Results after optimization
Screenshot capture optimization
==============================That’s a 6x improvement! Simple sites are now under 2 seconds, complex sites are 3-5 seconds.
Edge cases we discovered
Sites that block headless browsers. Some sites detect and block automated browsers. They see no mouse movements, no scroll events, and they see headless Chrome signatures.
Infinite scroll pages. A “full page” screenshot on an infinite scroll page is undefined behavior. We’ll need to cap the maximum page height.
Cookie consent popups. A lot of sites show GDPR popups which end up in our screenshots.

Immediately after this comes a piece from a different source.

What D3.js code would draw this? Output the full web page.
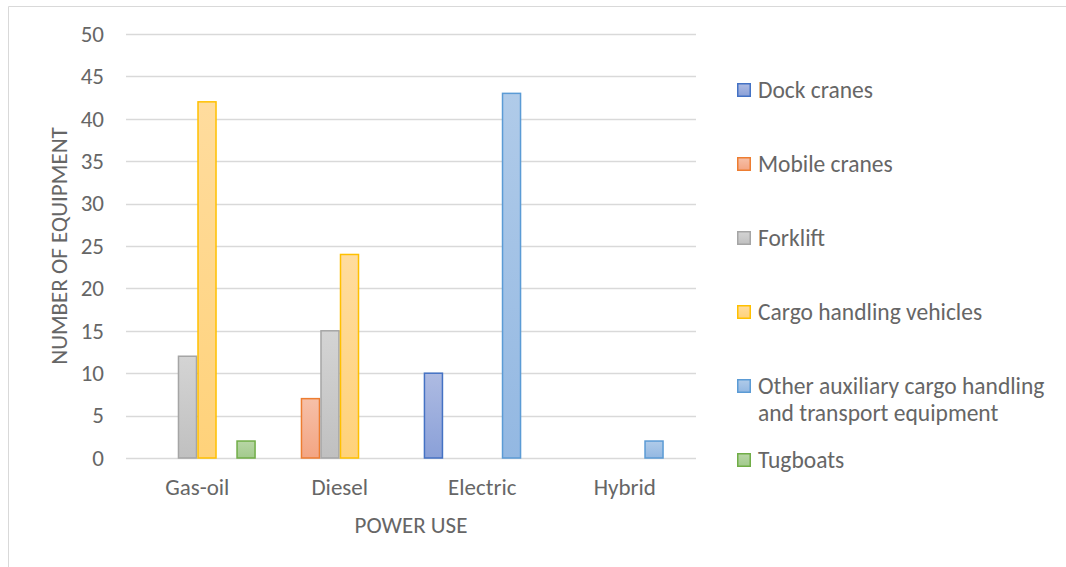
<!DOCTYPE html>
<html>
<head>
<meta charset="utf-8">
<script src="https://cdn.jsdelivr.net/npm/d3@7/dist/d3.min.js"></script>
<style>
  html, body { margin: 0; padding: 0; background: #fff; }
  svg { display: block; }
  text { font-family: Carlito, Calibri, Lato, "Open Sans", sans-serif; fill: #666666; }
</style>
</head>
<body>
<svg id="chart" width="1066" height="567"></svg>
<script>
// Power use categories and equipment series
const categories = ["Gas-oil", "Diesel", "Electric", "Hybrid"];
const seriesNames = [
  "Dock cranes",
  "Mobile cranes",
  "Forklift",
  "Cargo handling vehicles",
  "Other auxiliary cargo handling and transport equipment",
  "Tugboats"
];
// values per series, one per category (Gas-oil, Diesel, Electric, Hybrid)
const dockCranes    = [0, 0, 10, 0];
const mobileCranes  = [0, 7, 0, 0];
const forklift      = [12, 15, 0, 0];
const cargoVehicles = [42, 24, 0, 0];
const otherAux      = [0, 0, 43, 2];
const tugboats      = [2, 0, 0, 0];
const seriesValues = [dockCranes, mobileCranes, forklift, cargoVehicles, otherAux, tugboats];
const yTicks = [0, 5, 10, 15, 20, 25, 30, 35, 40, 45, 50];

// colours: stroke, gradient top, gradient bottom
const strokes = ["#4472c4", "#ed7d31", "#a5a5a5", "#ffc000", "#5b9bd5", "#70ad47"];
const fillTop = ["#aebbe2", "#f6c0a8", "#d4d4d4", "#ffdc9e", "#b0cbe9", "#b8d6a6"];
const fillBot = ["#8aa0d8", "#f3a583", "#c0c0c0", "#ffd27a", "#93b8e2", "#a2ca8c"];

const svg = d3.select("#chart");
const defs = svg.append("defs");
fillTop.forEach((c, i) => {
  const g = defs.append("linearGradient").attr("id", "grad" + i)
    .attr("x1", 0).attr("y1", 0).attr("x2", 0).attr("y2", 1);
  g.append("stop").attr("offset", "0%").attr("stop-color", c);
  g.append("stop").attr("offset", "100%").attr("stop-color", fillBot[i]);
});

// chart frame
svg.append("path")
  .attr("d", "M8.5,567 V6.5 H1066")
  .attr("fill", "none").attr("stroke", "#d9d9d9").attr("stroke-width", 1);

const plot = { left: 126, right: 696, top: 34, bottom: 458 };

const x = d3.scaleBand().domain(categories).range([plot.left, plot.right]).padding(0);
// bars within a category: 6 slots with outer gaps
const xs = d3.scaleBand().domain(d3.range(seriesNames.length))
  .range([0, x.bandwidth()]).paddingInner(0).paddingOuter(0.65);
const y = d3.scaleLinear().domain([0, 50]).range([plot.bottom, plot.top]);

const FS = 23;

// gridlines
svg.append("g").selectAll("line").data(yTicks).join("line")
  .attr("x1", plot.left).attr("x2", plot.right)
  .attr("y1", d => Math.round(y(d)) + 0.5).attr("y2", d => Math.round(y(d)) + 0.5)
  .attr("stroke", "#d9d9d9").attr("stroke-width", 1.3);

// y tick labels
const yAxis = d3.axisLeft(y).tickValues(yTicks).tickSize(0).tickPadding(0);
const gy = svg.append("g").attr("transform", `translate(${plot.left - 22},0)`).call(yAxis);
gy.select(".domain").remove();
gy.attr("font-family", null).attr("font-size", null);
gy.selectAll("text").attr("font-size", FS).attr("fill", "#666666");

// x tick labels
const xAxis = d3.axisBottom(x).tickSize(0).tickPadding(0);
const gx = svg.append("g").attr("transform", `translate(0,${plot.bottom + 21})`).call(xAxis);
gx.select(".domain").remove();
gx.attr("font-family", null).attr("font-size", null);
gx.selectAll("text").attr("font-size", FS).attr("fill", "#666666");

// bars
const groups = svg.append("g").selectAll("g").data(seriesValues).join("g");
groups.selectAll("rect")
  .data((vals, si) => vals.map((v, ci) => ({ v, ci, si })).filter(d => d.v > 0))
  .join("rect")
  .attr("x", d => x(categories[d.ci]) + xs(d.si) + 0.75)
  .attr("width", xs.bandwidth() - 1.5)
  .attr("y", d => y(d.v))
  .attr("height", d => y(0) - y(d.v))
  .attr("fill", d => `url(#grad${d.si})`)
  .attr("stroke", d => strokes[d.si])
  .attr("stroke-width", 1.5);

// axis titles
svg.append("text")
  .attr("x", (plot.left + plot.right) / 2).attr("y", 533)
  .attr("text-anchor", "middle").attr("font-size", FS)
  .text("POWER USE");
svg.append("text")
  .attr("transform", `translate(67,${(plot.top + plot.bottom) / 2}) rotate(-90)`)
  .attr("text-anchor", "middle").attr("font-size", FS)
  .text("NUMBER OF EQUIPMENT");

// legend
const legendRows = [
  ["Dock cranes"],
  ["Mobile cranes"],
  ["Forklift"],
  ["Cargo handling vehicles"],
  ["Other auxiliary cargo handling", "and transport equipment"],
  ["Tugboats"]
];
const legendY = [90, 164, 238, 312, 386, 460];
const leg = svg.append("g").selectAll("g").data(legendRows).join("g")
  .attr("transform", (d, i) => `translate(737,${legendY[i]})`);
leg.append("rect")
  .attr("x", 0.75).attr("y", -6.25).attr("width", 12.5).attr("height", 12.5)
  .attr("fill", (d, i) => `url(#grad${i})`)
  .attr("stroke", (d, i) => strokes[i]).attr("stroke-width", 1.5);
leg.append("text")
  .attr("x", 21).attr("y", 8).attr("font-size", 23.5)
  .selectAll("tspan").data(d => d).join("tspan")
  .attr("x", 21).attr("dy", (d, i) => i === 0 ? 0 : 27)
  .text(d => d);
</script>
</body>
</html>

Sites that require login. Our API won’t help here (yet).
Really slow sites. Some sites take 30+ seconds to load. Our timeout handles this, but we need good error messages.
Didn’t we mention that we thought making a screenshot would be easy? Seems like we have a few challenges to tackle after all.
What we accomplished today
- Got Playwright working in Kotlin/Spring Boot
- Captured our first programmatic screenshot
- Reduced capture time from 14s to ~2s
- Identified major edge cases to handle
- Learned a lot about how the web actually behaves
This is the core of our product, and it’s important that this works well. Most other things will depend on our engine, and no doubt we’ll optimize further in the future. But it’s a start!
Tomorrow: week 1 retrospective
Day 7 marks the end of week one. We’ll step back and assess: what did we get done, what didn’t work, and are we on track for a paying customer by day 15?
Book of the day
Web Scraping with Python by Ryan Mitchell
Okay, we’re not using Python, and this book is about scraping, not screenshots. But sometimes it’s good to look beyond your own stack, and the principles between the two overlap significantly.
Mitchell covers how websites work under the hood, how to handle JavaScript-rendered content, dealing with anti-bot measures, and the ethics of automated web access. Chapter 10 on JavaScript execution is particularly relevant, since it explains why “waiting for the page to load” is so complicated in the modern web.